## Given request
In the entries below, the lines from the one with "Output the LaTeX" through the one with "fill=ccYellow, minimum height=673]" are to be copied exactly; both ends count.

## Provided information
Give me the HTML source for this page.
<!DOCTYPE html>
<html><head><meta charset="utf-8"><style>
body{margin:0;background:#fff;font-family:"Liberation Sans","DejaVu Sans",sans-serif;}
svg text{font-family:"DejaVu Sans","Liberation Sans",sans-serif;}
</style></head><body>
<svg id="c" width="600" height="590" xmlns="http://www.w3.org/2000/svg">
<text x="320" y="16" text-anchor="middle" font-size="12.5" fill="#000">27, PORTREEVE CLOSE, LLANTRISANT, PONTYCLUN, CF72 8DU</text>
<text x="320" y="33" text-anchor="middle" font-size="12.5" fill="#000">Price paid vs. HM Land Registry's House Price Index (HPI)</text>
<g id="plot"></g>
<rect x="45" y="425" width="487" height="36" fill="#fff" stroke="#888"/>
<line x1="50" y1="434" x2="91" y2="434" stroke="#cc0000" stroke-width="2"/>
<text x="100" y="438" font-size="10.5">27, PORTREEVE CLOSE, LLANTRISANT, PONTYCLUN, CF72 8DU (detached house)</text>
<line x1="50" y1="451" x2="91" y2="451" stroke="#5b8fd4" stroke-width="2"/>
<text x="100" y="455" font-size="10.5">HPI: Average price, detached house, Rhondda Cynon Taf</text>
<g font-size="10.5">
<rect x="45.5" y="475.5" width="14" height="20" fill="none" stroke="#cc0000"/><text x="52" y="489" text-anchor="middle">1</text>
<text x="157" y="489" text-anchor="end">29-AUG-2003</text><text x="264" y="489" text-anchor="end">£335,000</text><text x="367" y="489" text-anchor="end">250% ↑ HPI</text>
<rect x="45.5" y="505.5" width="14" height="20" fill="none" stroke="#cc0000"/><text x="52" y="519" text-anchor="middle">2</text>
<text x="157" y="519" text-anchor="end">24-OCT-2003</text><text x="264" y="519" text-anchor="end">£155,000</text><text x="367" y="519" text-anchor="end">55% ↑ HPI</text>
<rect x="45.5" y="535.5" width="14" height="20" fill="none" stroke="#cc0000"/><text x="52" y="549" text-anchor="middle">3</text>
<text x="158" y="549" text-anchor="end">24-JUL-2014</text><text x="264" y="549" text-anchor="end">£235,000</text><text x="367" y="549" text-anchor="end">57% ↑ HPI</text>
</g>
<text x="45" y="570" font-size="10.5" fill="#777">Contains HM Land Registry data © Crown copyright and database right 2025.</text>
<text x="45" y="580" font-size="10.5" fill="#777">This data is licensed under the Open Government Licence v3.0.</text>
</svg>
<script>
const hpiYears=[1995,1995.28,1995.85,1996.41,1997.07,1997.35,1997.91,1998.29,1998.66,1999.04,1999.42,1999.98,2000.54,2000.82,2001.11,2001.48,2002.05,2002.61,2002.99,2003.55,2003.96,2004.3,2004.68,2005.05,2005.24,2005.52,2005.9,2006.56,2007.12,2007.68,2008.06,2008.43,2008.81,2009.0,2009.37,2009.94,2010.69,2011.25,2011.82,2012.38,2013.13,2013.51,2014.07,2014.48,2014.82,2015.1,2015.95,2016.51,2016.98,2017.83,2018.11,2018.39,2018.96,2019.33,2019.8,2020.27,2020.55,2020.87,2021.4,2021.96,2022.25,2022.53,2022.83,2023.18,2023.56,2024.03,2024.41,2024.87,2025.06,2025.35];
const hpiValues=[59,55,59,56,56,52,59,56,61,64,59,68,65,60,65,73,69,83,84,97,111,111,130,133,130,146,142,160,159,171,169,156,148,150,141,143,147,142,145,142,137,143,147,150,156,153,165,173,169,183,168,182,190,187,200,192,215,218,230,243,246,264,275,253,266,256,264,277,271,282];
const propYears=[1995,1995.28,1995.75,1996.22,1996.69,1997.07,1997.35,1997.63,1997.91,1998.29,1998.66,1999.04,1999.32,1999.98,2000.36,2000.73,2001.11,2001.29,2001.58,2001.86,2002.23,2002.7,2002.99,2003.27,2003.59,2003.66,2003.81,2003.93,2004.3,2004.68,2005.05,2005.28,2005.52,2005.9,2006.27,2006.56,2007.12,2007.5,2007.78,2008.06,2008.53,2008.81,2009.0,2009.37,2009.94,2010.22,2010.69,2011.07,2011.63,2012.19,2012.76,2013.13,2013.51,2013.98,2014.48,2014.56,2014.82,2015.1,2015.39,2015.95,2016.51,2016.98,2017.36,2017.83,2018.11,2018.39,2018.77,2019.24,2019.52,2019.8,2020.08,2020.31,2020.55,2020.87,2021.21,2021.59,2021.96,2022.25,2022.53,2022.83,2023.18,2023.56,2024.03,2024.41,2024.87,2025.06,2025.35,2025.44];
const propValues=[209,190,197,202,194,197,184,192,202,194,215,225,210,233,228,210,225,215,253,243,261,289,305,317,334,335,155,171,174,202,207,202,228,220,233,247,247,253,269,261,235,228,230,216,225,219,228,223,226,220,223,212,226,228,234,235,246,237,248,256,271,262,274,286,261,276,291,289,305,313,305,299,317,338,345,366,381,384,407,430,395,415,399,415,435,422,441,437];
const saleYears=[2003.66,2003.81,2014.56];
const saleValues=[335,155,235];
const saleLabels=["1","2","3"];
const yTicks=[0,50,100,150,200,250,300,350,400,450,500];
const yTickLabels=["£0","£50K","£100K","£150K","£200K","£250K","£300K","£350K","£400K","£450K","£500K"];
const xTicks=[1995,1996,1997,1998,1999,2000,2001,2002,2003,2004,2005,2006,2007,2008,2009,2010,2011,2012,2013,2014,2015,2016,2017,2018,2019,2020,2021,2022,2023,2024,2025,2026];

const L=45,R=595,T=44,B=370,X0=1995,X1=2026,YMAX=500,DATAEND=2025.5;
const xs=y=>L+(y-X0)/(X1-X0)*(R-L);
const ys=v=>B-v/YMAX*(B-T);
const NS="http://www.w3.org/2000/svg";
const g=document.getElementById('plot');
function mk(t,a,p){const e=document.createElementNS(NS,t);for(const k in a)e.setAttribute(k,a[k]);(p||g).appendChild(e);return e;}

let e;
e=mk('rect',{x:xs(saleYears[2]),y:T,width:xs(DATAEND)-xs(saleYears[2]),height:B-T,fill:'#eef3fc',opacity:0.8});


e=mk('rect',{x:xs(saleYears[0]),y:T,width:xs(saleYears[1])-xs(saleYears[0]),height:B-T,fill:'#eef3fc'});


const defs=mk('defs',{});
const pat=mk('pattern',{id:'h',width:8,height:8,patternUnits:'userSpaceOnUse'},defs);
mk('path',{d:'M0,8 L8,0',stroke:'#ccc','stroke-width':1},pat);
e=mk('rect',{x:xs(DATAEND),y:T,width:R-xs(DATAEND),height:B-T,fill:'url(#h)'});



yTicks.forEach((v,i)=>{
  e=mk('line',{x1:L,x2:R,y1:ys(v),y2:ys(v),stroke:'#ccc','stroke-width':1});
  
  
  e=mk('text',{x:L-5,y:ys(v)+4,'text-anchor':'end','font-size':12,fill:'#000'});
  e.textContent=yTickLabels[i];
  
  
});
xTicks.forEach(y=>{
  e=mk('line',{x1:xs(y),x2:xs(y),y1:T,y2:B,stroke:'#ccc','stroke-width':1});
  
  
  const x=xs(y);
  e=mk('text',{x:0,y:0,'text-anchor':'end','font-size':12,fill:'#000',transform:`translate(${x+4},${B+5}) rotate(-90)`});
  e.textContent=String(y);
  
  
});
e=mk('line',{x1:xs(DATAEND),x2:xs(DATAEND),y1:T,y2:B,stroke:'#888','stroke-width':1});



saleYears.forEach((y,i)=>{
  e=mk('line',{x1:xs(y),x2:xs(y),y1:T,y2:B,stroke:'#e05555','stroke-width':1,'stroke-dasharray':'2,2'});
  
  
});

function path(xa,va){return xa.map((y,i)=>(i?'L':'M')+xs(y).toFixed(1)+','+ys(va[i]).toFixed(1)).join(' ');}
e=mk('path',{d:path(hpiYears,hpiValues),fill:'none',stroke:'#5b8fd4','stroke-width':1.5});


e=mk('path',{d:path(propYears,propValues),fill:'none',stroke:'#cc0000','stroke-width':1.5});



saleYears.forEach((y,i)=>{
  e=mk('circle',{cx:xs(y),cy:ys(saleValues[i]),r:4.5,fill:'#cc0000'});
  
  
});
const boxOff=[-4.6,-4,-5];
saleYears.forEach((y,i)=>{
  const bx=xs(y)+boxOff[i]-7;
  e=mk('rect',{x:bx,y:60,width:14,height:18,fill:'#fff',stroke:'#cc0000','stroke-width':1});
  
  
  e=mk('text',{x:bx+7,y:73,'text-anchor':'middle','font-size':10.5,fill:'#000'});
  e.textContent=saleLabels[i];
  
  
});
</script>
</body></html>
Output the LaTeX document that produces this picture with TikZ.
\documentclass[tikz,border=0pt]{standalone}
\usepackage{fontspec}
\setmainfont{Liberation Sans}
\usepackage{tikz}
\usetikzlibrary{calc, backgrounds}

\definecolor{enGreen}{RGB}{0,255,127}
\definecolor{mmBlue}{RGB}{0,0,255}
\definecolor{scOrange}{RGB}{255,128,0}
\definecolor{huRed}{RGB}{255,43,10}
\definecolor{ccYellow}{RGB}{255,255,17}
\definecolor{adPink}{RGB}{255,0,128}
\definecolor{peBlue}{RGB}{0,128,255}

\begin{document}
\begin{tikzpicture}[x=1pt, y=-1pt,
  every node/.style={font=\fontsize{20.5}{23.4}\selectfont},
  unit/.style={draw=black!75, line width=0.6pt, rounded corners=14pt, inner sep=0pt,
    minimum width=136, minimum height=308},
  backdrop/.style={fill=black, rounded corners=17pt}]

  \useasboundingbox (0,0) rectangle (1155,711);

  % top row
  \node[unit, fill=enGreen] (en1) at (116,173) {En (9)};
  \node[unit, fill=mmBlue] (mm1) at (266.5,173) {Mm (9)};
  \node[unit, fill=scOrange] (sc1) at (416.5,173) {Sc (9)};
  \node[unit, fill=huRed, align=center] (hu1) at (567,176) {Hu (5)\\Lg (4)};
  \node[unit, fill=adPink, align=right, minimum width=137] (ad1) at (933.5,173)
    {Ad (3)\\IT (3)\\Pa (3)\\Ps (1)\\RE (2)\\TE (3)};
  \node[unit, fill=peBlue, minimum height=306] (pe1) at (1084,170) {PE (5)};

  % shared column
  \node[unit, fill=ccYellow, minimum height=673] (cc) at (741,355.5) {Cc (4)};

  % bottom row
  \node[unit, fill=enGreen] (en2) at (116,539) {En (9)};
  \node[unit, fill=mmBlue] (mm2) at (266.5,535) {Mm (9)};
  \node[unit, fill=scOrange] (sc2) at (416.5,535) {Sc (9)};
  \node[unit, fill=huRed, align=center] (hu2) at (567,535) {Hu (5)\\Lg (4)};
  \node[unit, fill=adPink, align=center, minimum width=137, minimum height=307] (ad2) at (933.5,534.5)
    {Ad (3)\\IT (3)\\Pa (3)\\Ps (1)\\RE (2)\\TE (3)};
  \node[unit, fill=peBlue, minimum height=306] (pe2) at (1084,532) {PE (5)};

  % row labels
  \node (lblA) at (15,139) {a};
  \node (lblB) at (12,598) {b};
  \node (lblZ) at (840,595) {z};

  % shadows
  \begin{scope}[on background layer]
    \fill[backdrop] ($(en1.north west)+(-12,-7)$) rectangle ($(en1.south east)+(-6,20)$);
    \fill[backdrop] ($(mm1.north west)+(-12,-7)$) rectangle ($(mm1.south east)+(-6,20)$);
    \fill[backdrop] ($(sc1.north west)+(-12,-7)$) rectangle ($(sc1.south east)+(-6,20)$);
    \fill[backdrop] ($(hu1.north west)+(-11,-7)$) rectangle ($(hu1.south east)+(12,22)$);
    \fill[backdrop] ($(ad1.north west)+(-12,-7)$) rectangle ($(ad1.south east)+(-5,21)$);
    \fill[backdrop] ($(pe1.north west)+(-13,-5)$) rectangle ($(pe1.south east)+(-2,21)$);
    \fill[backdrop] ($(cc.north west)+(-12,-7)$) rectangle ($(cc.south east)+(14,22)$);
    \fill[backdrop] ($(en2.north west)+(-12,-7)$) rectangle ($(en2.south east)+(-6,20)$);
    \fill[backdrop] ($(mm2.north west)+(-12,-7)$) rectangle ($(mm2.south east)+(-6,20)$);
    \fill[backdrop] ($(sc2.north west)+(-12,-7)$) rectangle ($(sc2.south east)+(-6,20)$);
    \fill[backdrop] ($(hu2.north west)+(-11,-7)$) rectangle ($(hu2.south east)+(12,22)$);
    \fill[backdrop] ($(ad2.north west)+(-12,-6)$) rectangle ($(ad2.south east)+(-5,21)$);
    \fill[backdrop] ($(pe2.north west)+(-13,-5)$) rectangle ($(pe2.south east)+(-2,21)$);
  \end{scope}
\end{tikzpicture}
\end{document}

## Solution to this task
Output the LaTeX document that produces this picture with TikZ.
\documentclass[tikz,border=0pt]{standalone}
\usepackage{fontspec}
\setmainfont{Liberation Sans}
\usepackage{tikz}
\usetikzlibrary{calc, backgrounds}

\definecolor{enGreen}{RGB}{0,255,127}
\definecolor{mmBlue}{RGB}{0,0,255}
\definecolor{scOrange}{RGB}{255,128,0}
\definecolor{huRed}{RGB}{255,43,10}
\definecolor{ccYellow}{RGB}{255,255,17}
\definecolor{adPink}{RGB}{255,0,128}
\definecolor{peBlue}{RGB}{0,128,255}

\begin{document}
\begin{tikzpicture}[x=1pt, y=-1pt,
  every node/.style={font=\fontsize{20.5}{23.4}\selectfont},
  unit/.style={draw=black!75, line width=0.6pt, rounded corners=14pt, inner sep=0pt,
    minimum width=136, minimum height=308},
  backdrop/.style={fill=black, rounded corners=17pt}]

  \useasboundingbox (0,0) rectangle (1155,711);

  % top row
  \node[unit, fill=enGreen] (en1) at (116,173) {En (9)};
  \node[unit, fill=mmBlue] (mm1) at (266.5,173) {Mm (9)};
  \node[unit, fill=scOrange] (sc1) at (416.5,173) {Sc (9)};
  \node[unit, fill=huRed, align=center] (hu1) at (567,176) {Hu (5)\\Lg (4)};
  \node[unit, fill=adPink, align=right, minimum width=137] (ad1) at (933.5,173)
    {Ad (3)\\IT (3)\\Pa (3)\\Ps (1)\\RE (2)\\TE (3)};
  \node[unit, fill=peBlue, minimum height=306] (pe1) at (1084,170) {PE (5)};

  % shared column
  \node[unit, fill=ccYellow, minimum height=673] (cc) at (741,355.5) {Cc (4)};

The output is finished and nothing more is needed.